Göç ve Çeşitlilik Komitesi' Başkan Yardımcısı olan Ali Şimşek (SPD), Harburg Alevi Kültür Merkezi'nde yaptığı konuşmasında, Türkiye kökenli seçmenleri dün başlayan anayasa değişikliği referandumunda 'Hayır' oyu vermeye çağırdı

Yurdışında dün başlayan ve 27 Mart-9 Nisan tarihleri arasında hergün saat 9:00-21:00 arası Türk konsolosluklarında, Türkiye'de ise 16 Nisan'da yapılacak olan referandum oylaması için "Değiştirilmek istenilen anayasanın mevcut anayasaya aykırı" olduğuna değinerek konuşmasına başlayan Şimşek'i dinleyenler arasında, Dede Mahsuni ile HAKM Başkanı Medet Doğan ve çok sayıda izleyici dikkat çekti.

İşte Ali Şimşek'in konuşmasından satır başları:

TÜRKİYE KARANLIĞA DOĞRU SÜRÜKLENMEK İSTENİYOR

Anayasa mahkemesinde yargıçlar, hakimler ve savcılar başta olmak üzere, bürokraside kimse AKP hükümetinin antidemokratik uygulamalarına ve ülkenin uçuruma doğru gidişatına itiraz edememektedir. Yaratılan korku ve baskı imparatorluğu ile Türkiye halkı karanlığa doğru sürüklenmek isteniyor.

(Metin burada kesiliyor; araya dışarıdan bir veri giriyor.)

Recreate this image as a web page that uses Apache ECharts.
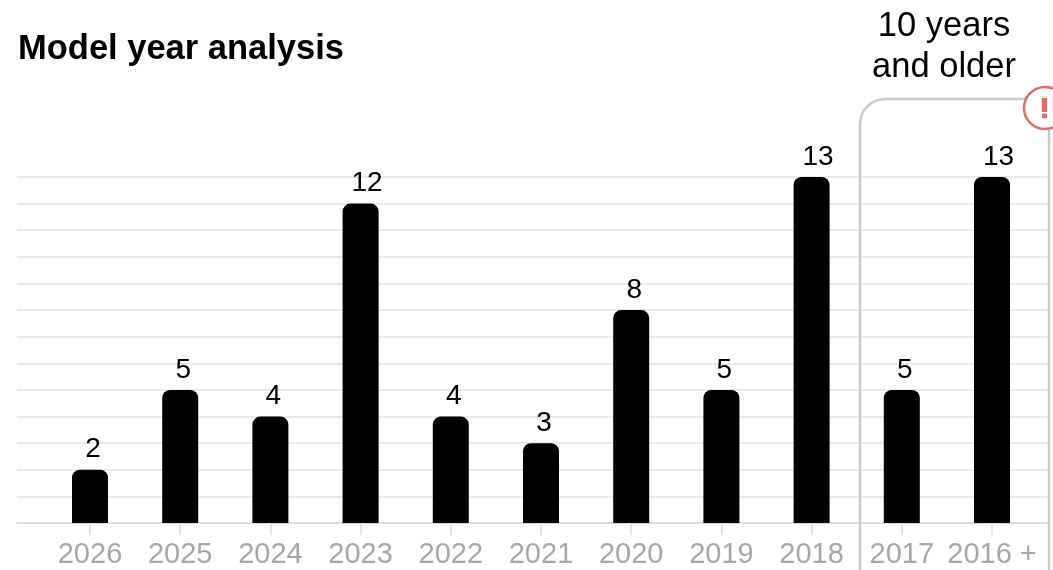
<!DOCTYPE html>
<html>
<head>
<meta charset="utf-8">
<style>html,body{margin:0;padding:0;background:#fff}#chart{width:1053px;height:570px}</style>
<script src="https://cdn.jsdelivr.net/npm/echarts@6/dist/echarts.min.js"></script>
</head>
<body>
<div id="chart"></div>
<script>
const modelYears = ['2026','2025','2024','2023','2022','2021','2020','2019','2018','2017','2016 +'];
const vehicleCounts = [2,5,4,12,4,3,8,5,13,5,13];
const olderGroupLines = ['10 years','and older'];

const FONT = '"Liberation Sans", Arial, sans-serif';
const BRACKET = {stroke:'#cdc9c9',lineWidth:2.5,fill:'none'};
const chart = echarts.init(document.getElementById('chart'), null, {renderer:'canvas'});

chart.setOption({
  animation:false,
  backgroundColor:'#fff',
  title:{
    text:'Model year analysis', left:18, top:30, padding:0,
    textStyle:{fontFamily:FONT,fontSize:34.5,fontWeight:'bold',color:'#000',lineHeight:38}
  },
  // Grid 0 carries the full-width rules, grid 1 the inset bars.
  grid:[
    {left:17,right:5,top:177,height:346},
    {left:44.9,width:992.2,top:177,height:346}
  ],
  xAxis:[
    {gridIndex:0,type:'value',min:0,max:1,
      axisLine:{show:true,lineStyle:{color:'#e0dcdc',width:2}},
      axisTick:{show:false},axisLabel:{show:false},splitLine:{show:false}},
    {gridIndex:1,type:'category',data:modelYears,
      axisLine:{show:false},
      axisTick:{show:true,alignWithLabel:true,length:12,lineStyle:{color:'#e6e3e3',width:2}},
      axisLabel:{interval:0,fontFamily:FONT,fontSize:29,color:'#aba6a4',margin:17,hideOverlap:false}}
  ],
  yAxis:[
    {gridIndex:0,type:'value',min:0,max:13,interval:1,
      axisLine:{show:false},axisTick:{show:false},axisLabel:{show:false},
      splitLine:{show:true,lineStyle:{color:'#ebe9e9',width:2}}},
    {gridIndex:1,type:'value',min:0,max:13,interval:1,show:false,splitLine:{show:false}}
  ],
  series:[{
    type:'bar',xAxisIndex:1,yAxisIndex:1,barWidth:36,z:5,
    // Value labels sit slightly right of the bar centre, more so for two digits
    data:vehicleCounts.map(v => ({value:v,label:{offset:[v >= 10 ? 6.5 : 3,0]}})),
    itemStyle:{color:'#000',borderRadius:[8,8,0,0]},
    label:{show:true,position:'top',distance:6,fontFamily:FONT,fontSize:28,color:'#000'}
  }],
  graphic:[
    {type:'text',z:10,style:{x:944,y:26,text:olderGroupLines[0],font:'34.5px '+FONT,fill:'#000',align:'center',verticalAlign:'middle'}},
    {type:'text',z:10,style:{x:944,y:67,text:olderGroupLines[1],font:'34.5px '+FONT,fill:'#000',align:'center',verticalAlign:'middle'}},
    // Bracket around the oldest model years
    {type:'line',z:6,shape:{x1:860,y1:570,x2:860,y2:124},style:BRACKET},
    {type:'arc',z:6,shape:{cx:885,cy:124,r:25,startAngle:Math.PI,endAngle:Math.PI*1.5},style:BRACKET},
    {type:'line',z:6,shape:{x1:885,y1:99,x2:1049,y2:99},style:BRACKET},
    {type:'line',z:6,shape:{x1:1049,y1:99,x2:1049,y2:570},style:BRACKET},
    // Warning badge
    {type:'circle',z:7,shape:{cx:1045,cy:108,r:21},style:{fill:'#fff',stroke:'#e26a68',lineWidth:2.5}},
    {type:'rect',z:8,shape:{x:1041.8,y:98,width:5.4,height:14},style:{fill:'#e26a68'}},
    {type:'rect',z:8,shape:{x:1042,y:113.5,width:5,height:4.8},style:{fill:'#e26a68'}}
  ]
});
</script>
</body>
</html>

Hükümetin kontrolünde devam ettirilen ve günden güne toplumun tüm katmanlarında yaşanan siyasi kutuplaşma ve gerginlik inanılmaz boyutlara ulaşmıştır. En küçük muhalif sesin bile baskı ve gözaltılar ile susturularak cezaevlerine atıldığı, gazetecilerin “terörist“ olarak suçlandığı bir ülkede insanlar birde kendilerine FETÖ damgası vurulacağından adeta korkar oldular. Halbuki Fethullah Gülen ve çevresiyle yıllardır iç içe olanların siyasi kariyerleri ve görevleri halen devam etmektedir. Bürokraside hiç bir Feto'cu devlet adamının savcılar tarafından ifadeye çağırıldığına şahit olduk mu?. Gülen cemati ile ilgili en tepeden ilişkisi olanlara cumhurbaşkanı Erdoğan'ı, başbakan Binali Yıldırım'ı ve bakan Bekir Bozdağ'ı örnek gösterebiliriz. Sosyal medyada Feto'yu öven yüzlerce suç kanıtı video ve konuşmalar bulunmasına rağmen, hükümet tarafından tayin edilmiş, bağımsız olmayan, taraflı savcı ve hakimler tarafından görmezden gelinmektedir. Bağımsız yargı adeta ya partizanlaştırıldı, yada hükümetin uygulamalarına korkuyla boyun eğer duruma getirildi.

80 MİLYONUN GELECEĞİ İLE OYNANMAKTADIR

Bu anayasa değişikliği ile güçler dengesi ve hukuk tamamen rafa kaldırılarak bir başkanlık sistemi yaratılmak istenmektedir. Tek kelimeyle 80 milyonun geleceği ile oynanmaktadır.

Adalet ve hukuk insan, hak ve özgürlüklerinin, toplumsal yaşamın temelidir. Hukukun olmadığı toplumlarda farklılıklar ve beraber yaşama ilkesi de tahrip edilerek ortadan kaldırılmıştır. Dünya tarihinde onlarca örnek vardır.

Türkiye'nin geleceği için tüm seçmenlerin parti siyaseti gözetmeksizin anayasa değişikliği oylamasında 'Hayır' oyu vermeleri hayati önemdedir. Demokrasinin beşiği olarak tanımlanan yaşadığımız Avrupa ülkelerinde demokrasiyi, özgürlük ve barışı savunan her kişi, Türkiye'de kurulmak istenen „tek adam rejimine” hayır demelidir.

Bu referandum Türkiye için bir dönüm noktasıdır. Dünyayı evet diyenler değil, hayır diyenler ve zalimin zulmüne karşı koyanlar değiştirmiştir. Tarih her dönem baş kaldıranları konuşmuştur.

Bu bağlamda Tükiye'nin geleceği, özgürlük, barış ve demokrasi için, 27 Mart-9 Nisan arası sürecek olan anayasa değişikliği referandumu oylamasında sizleri 'Hayır' demeye davet ediyorum.